The blue screen also says that the driver at fault at time of handling is the AHCIx86 driver... which is not surprising, being the driver that handles the RAID controller in the first place.
When I installed my OS, I took a shortcut and used nlite OS, (lets you make a WinXP install CD, slipstream SP3 into it, and add drivers to the disk). I did this since I don't have a standard floppy drive. By adding the drivers to the install CD, I was able to avoid the presumed need to add the raid drivers via floppy at first install. That seemed to work. At least, after installation of the OS, the Device Manager shows the installed RAID driver...
From what I gather, when you go into BIOS and set the SATA mode to RAID, every device on the 4 SATA jacks has its function changed (at least slightly), the most noted effect being that WinXP and the BIOS both recognize my DVD drive as being SCSI, not SATA.
sorry i took so long, well after being pissed off at the mother board, for being old, i just bought a new gigabyte, and i come to find out it was the mobo. the mobo only has 4 SAta slots to choose from and they are all grouped together. On the Rev 2.0 of the mobo they have 2 separate stat connectors for extra sata drives. And after re installing windows vista 64 with raid 0 again, it works fine, i just dont use that board anymore.
Mm. yes, that's one way to do it. I had contemplated buying a separate PCIe sata controller just to alleviate the problem. The driver did fix the immediate problem (but it did present something new, so you're probably living easier for it)... After just happening to want to play one of my games, I find that one of them is snotty about my DVD drive being renamed SCSI. Now it thinks I'm running CD emulation and refuses to start up. (Thanks a lot, EA) So, those extra Sata slots probably make a world of difference, depending on application.

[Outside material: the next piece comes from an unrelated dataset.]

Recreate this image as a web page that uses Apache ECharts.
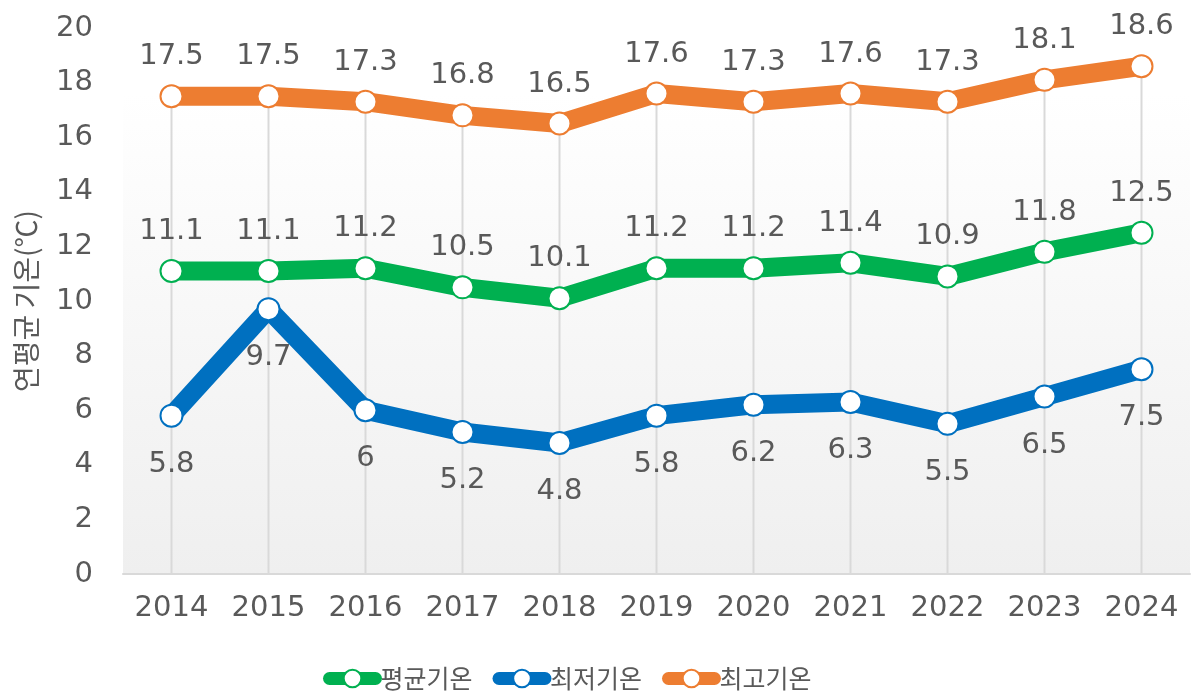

But, I concur. My revision 1 motherboard has too many quirks for comfort. I know my USB isn't rock solid. Having a lot of devices connected (in my case, midi, scanner, tablet, mouse, keyboard, webcam, printer)... Sometimes the BIOS doesn't know what's going on and thus the keyboard is disabled until windows comes up or I disconnect all the other devices. (a good reason to keep a ps/2 adapter for an emergency)
But, overall, this was a better experience than the previous motherboard I was intending to use, which was a Biostar model based on the same chipset and functionality. It was suggested there were bad capaciters. When too much was going on (drive access, audio, graphics, and cpu) The board would squeel (yes, the mb itself), either that or shut off altogether. So that got RMA'd and I though I'd try my luck with Gigabyte. I'm kinda ~eh~ on the brand. It runs hot and with minor issues. I'd have gotten Asus if I had the choice at the time, but I was on a budget.